# [Directive]
Transcribe every line from the top down to the line with "import plotly.graph_objects as go", both ends included, but not the pictures.

#### Exercise input ####

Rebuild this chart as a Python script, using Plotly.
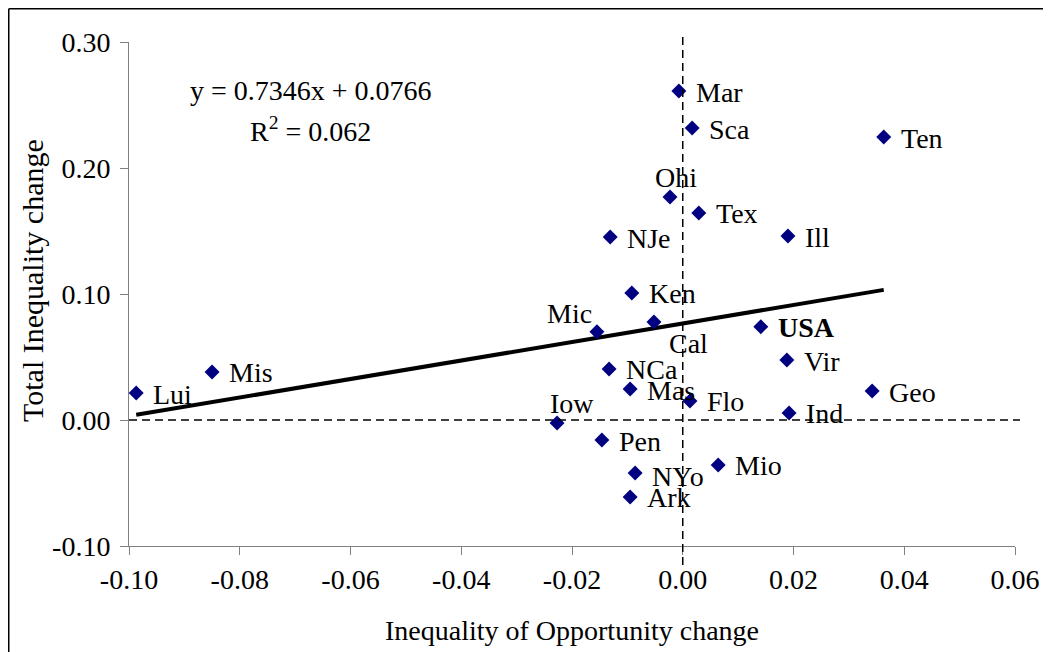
import plotly.graph_objects as go

# ---- data ----
states = ["Mar", "Sca", "Ten", "Ohi", "Tex", "NJe", "Ill", "Ken", "Mic", "Cal",
          "USA", "Vir", "NCa", "Mas", "Flo", "Geo", "Ind", "Iow", "Pen", "Mio",
          "NYo", "Ark", "Lui", "Mis"]
iop_change = [-0.0007, 0.0017, 0.0363, -0.0023, 0.0029, -0.0131, 0.0190, -0.0092,
              -0.0155, -0.0052, 0.0141, 0.0188, -0.0133, -0.0095, 0.0013, 0.0342,
              0.0192, -0.0227, -0.0146, 0.0064, -0.0086, -0.0095, -0.0987, -0.0850]
total_change = [0.2611, 0.2317, 0.2246, 0.1770, 0.1643, 0.1452, 0.1460, 0.1008,
                0.0700, 0.0778, 0.0740, 0.0476, 0.0405, 0.0246, 0.0151, 0.0230,
                0.0056, -0.0024, -0.0159, -0.0357, -0.0421, -0.0611, 0.0214, 0.0381]

trend_slope = 0.7346
trend_intercept = 0.0766
r_squared = 0.062

x_ticks = [-0.10, -0.08, -0.06, -0.04, -0.02, 0.00, 0.02, 0.04, 0.06]
x_tick_labels = ["-0.10", "-0.08", "-0.06", "-0.04", "-0.02", "0.00", "0.02", "0.04", "0.06"]
y_ticks = [-0.10, 0.00, 0.10, 0.20, 0.30]
y_tick_labels = ["-0.10", "0.00", "0.10", "0.20", "0.30"]

x_title = "Inequality of Opportunity change"
y_title = "Total Inequality change"

# ---- style ----
FONT = "Liberation Serif, Times New Roman, serif"
FS = 28
NAVY = "#000080"
# the page body has an 8px margin, so the figure is 8px smaller and
# all pixel positions below are given in page (screenshot) pixels
OFF = 8
W, H = 1051 - OFF, 652 - OFF
ML, MT = 129 - OFF, 42 - OFF
MR, MB = 1051 - 1015, 652 - 546
PW, PH = W - ML - MR, H - MT - MB
x_range = [x_ticks[0], x_ticks[-1]]
y_range = [y_ticks[0], y_ticks[-1]]

# label placement: (xanchor, xshift, yshift)
default_place = ("left", 15, -1)
label_place = {
    "Ohi": ("center", 6, 19),
    "Mic": ("center", -27, 18),
    "Cal": ("left", 13, -22),
    "Iow": ("center", 15, 20),
    "NYo": ("left", 15, -3),
}


def px_to_paper_x(px):
    return (px - OFF - ML) / PW


def px_to_paper_y(py):
    return 1 - (py - OFF - MT) / PH


def data_to_paper_y(v):
    return (v - y_range[0]) / (y_range[1] - y_range[0])


fig = go.Figure()

# trend line
x_lo, x_hi = min(iop_change), max(iop_change)
fig.add_trace(go.Scatter(
    x=[x_lo, x_hi],
    y=[trend_slope * x_lo + trend_intercept, trend_slope * x_hi + trend_intercept],
    mode="lines", line=dict(color="black", width=4), hoverinfo="skip",
))

# points
fig.add_trace(go.Scatter(
    x=iop_change, y=total_change, mode="markers",
    marker=dict(symbol="diamond", size=11.5, color=NAVY, line=dict(width=0)),
    text=states, cliponaxis=False,
))

annotations = []
for s, xv, yv in zip(states, iop_change, total_change):
    xa, xs, ys = label_place.get(s, default_place)
    annotations.append(dict(
        x=xv, y=yv, xref="x", yref="y", showarrow=False,
        text=f"<b>{s}</b>" if s == "USA" else s,
        xanchor=xa, yanchor="middle", xshift=xs, yshift=ys,
        font=dict(family=FONT, size=FS, color="black"),
    ))

annotations.append(dict(
    x=px_to_paper_x(311), y=px_to_paper_y(90), xref="paper", yref="paper",
    showarrow=False, xanchor="center", yanchor="middle",
    text=f"y = {trend_slope}x + {trend_intercept}",
    font=dict(family=FONT, size=FS, color="black"),
))
annotations.append(dict(
    x=px_to_paper_x(310), y=px_to_paper_y(129), xref="paper", yref="paper",
    showarrow=False, xanchor="center", yanchor="middle",
    text=f"R<sup>2</sup> = {r_squared}",
    font=dict(family=FONT, size=FS, color="black"),
))
# y-axis title (placed as in the reference, slightly above plot centre)
annotations.append(dict(
    x=px_to_paper_x(32), y=px_to_paper_y(281), xref="paper", yref="paper",
    showarrow=False, xanchor="center", yanchor="middle", textangle=-90,
    text=y_title,
    font=dict(family=FONT, size=30, color="black"),
))

dash = "8px,5px"
shapes = [
    # vertical dashed line at x = 0
    dict(type="line", xref="x", yref="paper", x0=0, x1=0,
         y0=data_to_paper_y(-0.115), y1=data_to_paper_y(0.306),
         line=dict(color="black", width=1.5, dash=dash)),
    # horizontal dashed line at y = 0
    dict(type="line", xref="paper", yref="y", x0=0, x1=px_to_paper_x(1020),
         y0=0, y1=0, line=dict(color="black", width=1.5, dash=dash)),
    # outer frame (top and left)
    dict(type="line", xref="paper", yref="paper",
         x0=px_to_paper_x(8.75), x1=px_to_paper_x(1060),
         y0=px_to_paper_y(8.75), y1=px_to_paper_y(8.75),
         line=dict(color="black", width=1.5)),
    dict(type="line", xref="paper", yref="paper",
         x0=px_to_paper_x(8.75), x1=px_to_paper_x(8.75),
         y0=px_to_paper_y(8.75), y1=px_to_paper_y(660),
         line=dict(color="black", width=1.5)),
]

axis_common = dict(
    showgrid=False, zeroline=False, showline=True, linecolor="#808080",
    linewidth=1, ticks="outside", ticklen=8, tickcolor="#808080", tickwidth=1,
    tickfont=dict(family=FONT, size=FS, color="black"),
)

fig.update_layout(
    width=W, height=H,
    margin=dict(l=ML, r=MR, t=MT, b=MB),
    paper_bgcolor="white", plot_bgcolor="white",
    showlegend=False,
    font=dict(family=FONT, size=FS, color="black"),
    xaxis=dict(range=x_range, tickvals=x_ticks, ticktext=x_tick_labels,
               title=dict(text=x_title, standoff=26,
                          font=dict(family=FONT, size=FS, color="black")),
               **axis_common),
    yaxis=dict(range=y_range, tickvals=y_ticks, ticktext=y_tick_labels,
               ticklabelstandoff=4,
               **axis_common),
    annotations=annotations,
    shapes=shapes,
)

fig.write_html("out.html")
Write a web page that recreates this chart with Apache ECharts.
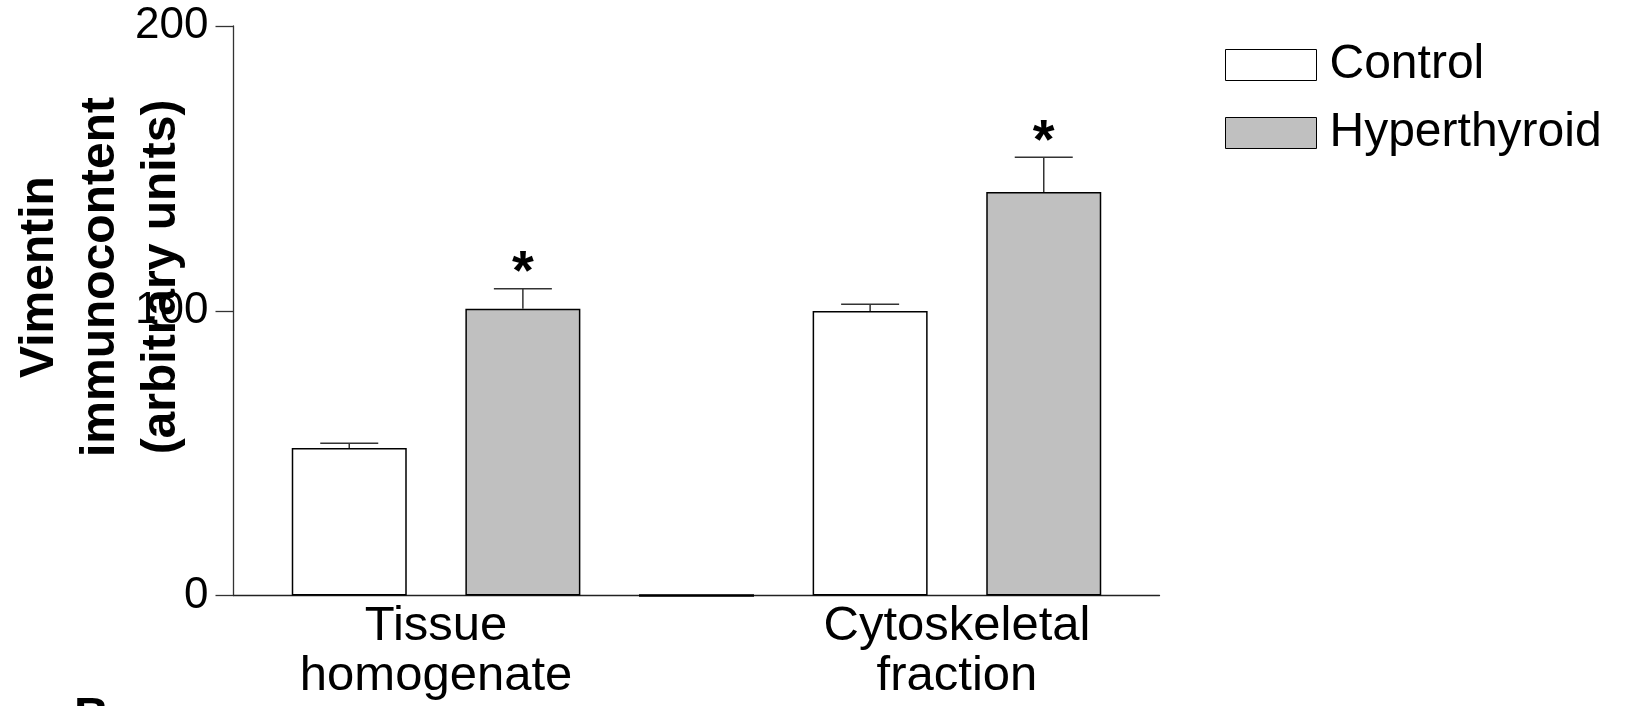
<!DOCTYPE html>
<html>
<head>
<meta charset="utf-8">
<script src="https://cdn.jsdelivr.net/npm/echarts@6/dist/echarts.min.js"></script>
<style>
html,body{margin:0;padding:0;background:#fff;}
#chart{width:1635px;height:706px;}
</style>
</head>
<body>
<div id="chart"></div>
<script>
// ---- data ----
const groups = ['Tissue\nhomogenate', 'Cytoskeletal\nfraction'];
const seriesNames = ['Control', 'Hyperthyroid'];
const controlMean = [51.8, 99.9];
const controlErr = [1.7, 2.4];
const hyperMean = [100.7, 141.7];
const hyperErr = [7.0, 12.2];
const hyperSig = ['*', '*'];
const controlSig = ['', ''];
const yTicks = [0, 100, 200];

// bar slot positions (GraphPad-style columns, with an empty column between groups)
const controlPos = [0, 3];
const hyperPos = [1, 4];
const emptyPos = [2];
const groupPos = [0.5, 3.5];

const FONT = '"Liberation Sans", Arial, Helvetica, sans-serif';

const controlData = controlMean.map((v, i) => [controlPos[i], v]);
const hyperData = hyperMean.map((v, i) => [hyperPos[i], v]);
const emptyData = emptyPos.map(p => [p, 0]);
const errData = []
  .concat(controlMean.map((v, i) => [controlPos[i], v, controlErr[i], controlSig[i]]))
  .concat(hyperMean.map((v, i) => [hyperPos[i], v, hyperErr[i], hyperSig[i]]));

const chart = echarts.init(document.getElementById('chart'), null, {renderer: 'canvas'});

const option = {
  backgroundColor: '#fff',
  animation: false,
  grid: {left: 233.5, right: 475.5, top: 26, bottom: 110.5, containLabel: false},
  legend: {
    data: seriesNames,
    orient: 'vertical',
    left: 1220,
    top: 33,
    itemWidth: 91,
    itemHeight: 31,
    itemGap: 14,
    icon: 'rect',
    selectedMode: false,
    textStyle: {fontFamily: FONT, fontSize: 48, color: '#000', lineHeight: 48, padding: [6, 0, 0, 8]},
    itemStyle: {borderColor: '#000', borderWidth: 1}
  },
  xAxis: {
    type: 'value',
    min: -2 / 3,
    max: 4 + 2 / 3,
    splitLine: {show: false},
    axisLine: {show: true, onZero: false, lineStyle: {color: '#222', width: 1.3}},
    axisTick: {show: false},
    axisLabel: {
      show: true,
      customValues: groupPos,
      formatter: function (v) {
        const i = groupPos.findIndex(p => Math.abs(p - v) < 1e-6);
        return i >= 0 ? groups[i] : '';
      },
      fontFamily: FONT,
      fontSize: 49,
      lineHeight: 50,
      color: '#000',
      margin: 6
    }
  },
  yAxis: {
    type: 'value',
    min: 0,
    max: 200,
    interval: 100,
    splitLine: {show: false},
    axisLine: {show: true, onZero: false, lineStyle: {color: '#333', width: 1.3}},
    axisTick: {show: true, inside: false, length: 18, lineStyle: {color: '#333', width: 1.3}},
    axisLabel: {
      fontFamily: FONT, fontSize: 44, color: '#000', margin: 25,
      formatter: function (v) { return yTicks.indexOf(v) >= 0 ? String(v) : ''; }
    }
  },
  series: [
    {
      name: 'Control', type: 'bar', data: controlData, barWidth: 115, barGap: '-100%',
      itemStyle: {color: '#ffffff', borderColor: '#000', borderWidth: 1.5}, z: 2
    },
    {
      name: 'Hyperthyroid', type: 'bar', data: hyperData, barWidth: 115, barGap: '-100%',
      itemStyle: {color: '#c0c0c0', borderColor: '#000', borderWidth: 1.5}, z: 2
    },
    {
      name: 'empty', type: 'bar', data: emptyData, barWidth: 115, barGap: '-100%',
      itemStyle: {color: '#ffffff', borderColor: '#000', borderWidth: 2.5}, z: 3
    },
    {
      name: 'err', type: 'custom', z: 4,
      data: errData,
      encode: {x: 0, y: 1},
      renderItem: function (params, api) {
        const x = api.value(0), m = api.value(1), e = api.value(2);
        const sig = errData[params.dataIndex][3];
        const b = api.coord([x, m]);
        const t = api.coord([x, m + e]);
        const half = 29;
        const st = {stroke: '#333', lineWidth: 1.5};
        const children = [
          {type: 'line', shape: {x1: b[0], y1: b[1], x2: t[0], y2: t[1]}, style: st},
          {type: 'line', shape: {x1: t[0] - half, y1: t[1], x2: t[0] + half, y2: t[1]}, style: st}
        ];
        if (sig) {
          children.push({
            type: 'text',
            style: {
              text: sig, x: t[0], y: t[1] - 15, align: 'center', verticalAlign: 'middle',
              font: 'bold 56px ' + FONT, fill: '#000'
            }
          });
        }
        return {type: 'group', children: children};
      }
    }
  ],
  graphic: [
    {
      type: 'text',
      x: 101, y: 277,
      rotation: Math.PI / 2,
      z: 10,
      style: {
        text: 'Vimentin\nimmunocontent\n(arbitrary units)',
        align: 'center', verticalAlign: 'middle',
        font: 'bold 48px ' + FONT, lineHeight: 61, fill: '#000'
      }
    },
    {
      type: 'text',
      x: 74, y: 694,
      style: {text: 'B', align: 'left', verticalAlign: 'top', font: 'bold 48px ' + FONT, fill: '#000'}
    }
  ]
};
chart.setOption(option);
</script>
</body>
</html>
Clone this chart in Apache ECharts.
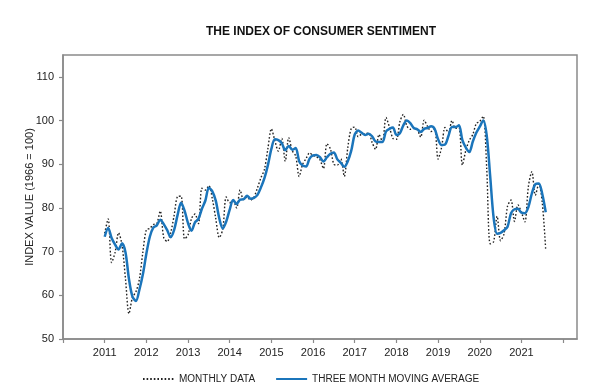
<!DOCTYPE html>
<html>
<head>
<meta charset="utf-8">
<script src="https://cdn.jsdelivr.net/npm/echarts@6/dist/echarts.min.js"></script>
<style>
html,body{margin:0;padding:0;background:#fff;}
#chart{width:600px;height:391px;}
</style>
</head>
<body>
<div id="chart"></div>
<script>
// Monthly data, Jan 2011 .. Aug 2021
const monthlyData = [
  74.2, 77.5, 67.5, 69.8, 74.3, 71.5, 63.7, 55.8, 59.5, 60.8, 63.7, 69.9,
  75.0, 75.3, 76.2, 76.4, 79.3, 73.2, 72.3, 74.3, 78.3, 82.6, 82.7, 72.9,
  73.8, 77.6, 78.6, 76.4, 84.5, 84.1, 85.1, 82.1, 77.5, 73.2, 75.1, 82.5,
  81.2, 81.6, 80.0, 84.1, 81.9, 82.5, 81.8, 82.5, 84.6, 86.9, 88.8, 93.6,
  98.1, 95.4, 93.0, 95.9, 90.7, 96.1, 93.1, 91.9, 87.2, 90.0, 91.3, 92.6,
  92.0, 91.7, 91.0, 89.0, 94.7, 93.5, 90.0, 89.8, 91.2, 87.2, 93.8, 98.2,
  98.5, 96.3, 96.9, 97.0, 97.1, 95.0, 93.4, 96.8, 95.1, 100.7, 98.5, 95.9,
  95.7, 99.7, 101.4, 98.8, 98.0, 98.2, 97.9, 96.2, 100.1, 98.6, 97.5, 98.3,
  91.2, 93.8, 98.4, 97.2, 100.0, 98.2, 98.4, 89.8, 93.2, 95.5, 96.8, 99.3,
  99.8, 101.0, 89.1, 71.8, 72.3, 78.1, 72.5, 74.1, 80.4, 81.8, 76.9, 80.7,
  79.0, 76.8, 84.9, 88.3, 82.9, 85.5, 81.2, 70.3
];
// Three month moving average, Jan 2011 .. Aug 2021
const movingAverage = [
  73.4, 75.4, 73.1, 71.6, 70.5, 71.9, 69.8, 63.7, 59.7, 58.7, 61.3, 64.8,
  69.5, 73.4, 75.5, 76.0, 77.3, 76.3, 74.9, 73.3, 75.0, 78.4, 81.2, 79.4,
  76.5, 74.8, 76.7, 77.5, 79.8, 81.7, 84.6, 83.8, 81.6, 77.6, 75.3, 76.9,
  79.6, 81.8, 80.9, 81.9, 82.0, 82.8, 82.1, 82.3, 83.0, 84.7, 86.8, 89.8,
  93.5, 95.7, 95.5, 94.8, 93.2, 94.2, 93.3, 93.7, 90.7, 89.7, 89.5, 91.3,
  92.0, 92.1, 91.6, 90.6, 91.6, 92.4, 92.7, 91.1, 90.3, 89.4, 90.7, 93.1,
  96.8, 97.7, 97.2, 96.7, 97.0, 96.4, 95.2, 95.1, 95.1, 97.5, 98.1, 98.4,
  96.7, 97.1, 98.9, 100.0, 99.4, 98.3, 98.0, 97.4, 98.1, 98.3, 98.7, 98.1,
  95.7, 94.4, 94.5, 96.5, 98.5, 98.5, 98.9, 95.5, 93.8, 92.8, 95.2, 97.2,
  98.6, 100.0, 96.6, 87.3, 77.7, 74.1, 74.3, 74.9, 75.7, 78.8, 79.7, 79.8,
  78.9, 78.8, 80.2, 83.3, 85.4, 85.6, 83.2, 79.0
];
const firstYear = 2011;        // first data month: January of this year
const axisStartYear = 2010;    // x axis starts January of this year
const yearLabels = [2011, 2012, 2013, 2014, 2015, 2016, 2017, 2018, 2019, 2020, 2021];
const yearTickYears = [2010, 2011, 2012, 2013, 2014, 2015, 2016, 2017, 2018, 2019, 2020, 2021, 2022];
const yTickValues = [50, 60, 70, 80, 90, 100, 110];

const offset = (firstYear - axisStartYear) * 12;
const toPairs = arr => arr.map((v, i) => [offset + i, v]);
const toPos = y => (y - axisStartYear) * 12;

const FONT = '"Liberation Sans", Arial, sans-serif';
const AXIS = '#8a8a8a';

const chart = echarts.init(document.getElementById('chart'), null, {renderer: 'canvas'});
chart.setOption({
  animation: false,
  backgroundColor: '#fff',
  title: {
    text: 'THE INDEX OF CONSUMER SENTIMENT',
    left: 316, top: 21, textAlign: 'center',
    textStyle: {fontFamily: FONT, fontSize: 12, fontWeight: 'bold', color: '#111'}
  },
  grid: {
    left: 63, right: 23, top: 55, bottom: 52,
    show: true, borderColor: AXIS, borderWidth: 1.5, backgroundColor: 'transparent'
  },
  legend: {
    bottom: 2, left: 137,
    itemWidth: 31, itemHeight: 12, itemGap: 20,
    itemStyle: {opacity: 0},
    textStyle: {fontFamily: FONT, fontSize: 10, color: '#222'},
    data: ['MONTHLY DATA', 'THREE MONTH MOVING AVERAGE']
  },
  xAxis: {
    type: 'value',
    min: 0, max: 148, interval: 12,
    axisLine: {show: true, lineStyle: {color: AXIS, width: 1.5}},
    axisTick: {show: true, length: 4, lineStyle: {color: AXIS, width: 1.2},
      customValues: yearTickYears.map(toPos)},
    axisLabel: {
      margin: 8, fontFamily: FONT, fontSize: 11, color: '#222',
      customValues: yearLabels.map(toPos),
      formatter: v => String(axisStartYear + Math.round(v / 12))
    },
    splitLine: {show: false}
  },
  yAxis: {
    type: 'value',
    min: 50, max: 115, interval: 10,
    name: 'INDEX VALUE (1966 = 100)',
    nameLocation: 'middle', nameGap: 28, nameRotate: 90,
    nameMoveOverlap: false,
    nameTextStyle: {fontFamily: FONT, fontSize: 11, color: '#222'},
    axisLine: {show: true, lineStyle: {color: AXIS, width: 1.5}},
    axisTick: {show: true, length: 4, lineStyle: {color: AXIS, width: 1.2},
      customValues: yTickValues},
    axisLabel: {margin: 9, fontFamily: FONT, fontSize: 11, color: '#222',
      customValues: yTickValues},
    splitLine: {show: false}
  },
  series: [
    {
      name: 'MONTHLY DATA',
      type: 'line',
      data: toPairs(monthlyData),
      showSymbol: false, symbol: 'none',
      smooth: 0.3,
      lineStyle: {color: '#222', width: 1.4, type: [1.6, 2]},
      itemStyle: {color: '#222'},
      z: 2
    },
    {
      name: 'THREE MONTH MOVING AVERAGE',
      type: 'line',
      data: toPairs(movingAverage),
      showSymbol: false, symbol: 'none',
      smooth: 0.3,
      lineStyle: {color: '#1b75bb', width: 2.5},
      itemStyle: {color: '#1b75bb'},
      z: 3
    }
  ]
});
</script>
</body>
</html>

####

# [Response]
Rebuild this chart as a Python script, using Plotly.
import plotly.graph_objects as go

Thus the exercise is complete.